Polar ne communique pas ses chiffres d'utilisateurs, mais De Correspondent a trouvé plus de 30 millions d'utilisateurs.
De
Correspondent a contacté les autorités néerlandaises et finlandaises
pour sécuriser la plateforme Polar, tandis que ZDNet a contacté
plusieurs autorités américaines au sujet de cette compromission de
données.
Nous avons contacté différents départements du
gouvernement US, y compris le bureau du directeur du renseignement
national, qui supervise la communauté du renseignement et ses agences.

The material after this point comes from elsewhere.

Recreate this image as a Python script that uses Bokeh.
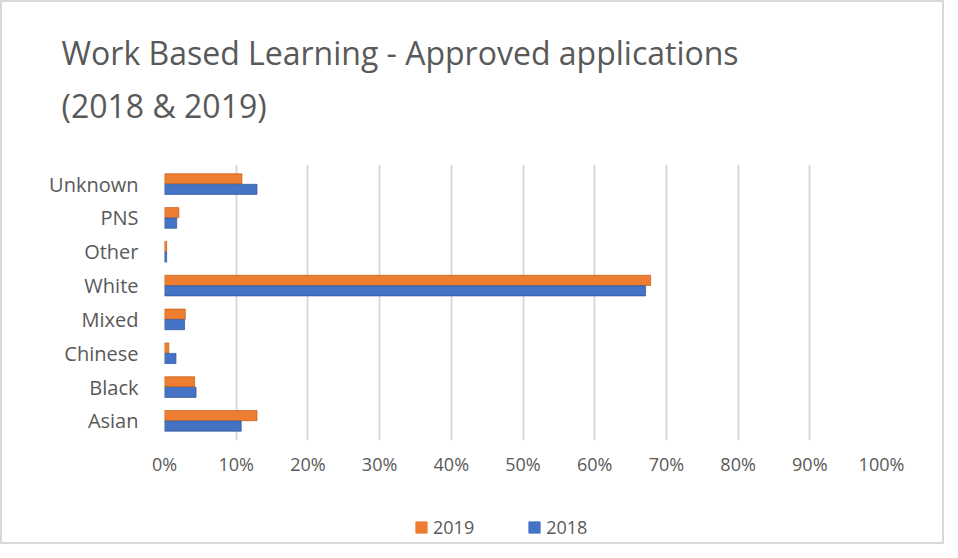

Son porte-parole Charles Carithers déclare que l'ODNI est "conscient des
impacts potentiels" des terminaux qui recueillent et transmettent des
données personnelles et de localisation.
Les agences de renseignement conscientes des risques
"L'utilisation
de terminaux de suivi de l'activité physique et similaires par des
personnes engagées dans l'action du gouvernement américain est
déterminée et dirigée par chaque agence et département" annonce-t-il.
Le
porte-parole de la NSA, Brynn Freeland, précise que l'agence "a mis en
place et applique des politiques concernant l'utilisation de wearables
dans les zones de travail contrôlées", mais ne précise pas le contenu de
ces politiques.
"En outre, nous menons une campagne de
formation continue pour nos employés en mettant l'accent sur la relation
entre la technologie, leur vie privée et la sécurité opérationnelle"
ajoute-t-il.
Sollicités, la CIA, la Maison Blanche, le Conseil de sécurité nationale, le FBI et le Pentagone n'ont pas fait de commentaire.
Dans
des déclarations antérieures, le ministère en charge de la supervision
des militaires déclarait prendre "des questions comme celles-ci très au
sérieux." D'après de précédentes déclarations, le personnel militaire
n'est pas autorisé à utiliser des trackers d'activité disposant d'une
connectivité Wi-Fi ou cellulaires. Les terminaux Bluetooth et GPS
synchronisant les données sur les téléphones seraient en revanche admis.
Polar
n'est pas la seule société de suivi de l'activité physique à exposer
par inadvertance des données utilisateur. D'autres applications de
fitness ont eu des problèmes similaires, mais dans une ampleur moindre
que pour Polar selon les journalistes néerlandais.
Polar s'est excusé pour le désagrément causé par la suspension de la carte.
"Cependant,
notre objectif est d'élever le niveau de protection de la vie privée et
d'accroître la sensibilisation aux bonnes pratiques personnelles en
matière de partage des données de localisation GPS" promet l'éditeur.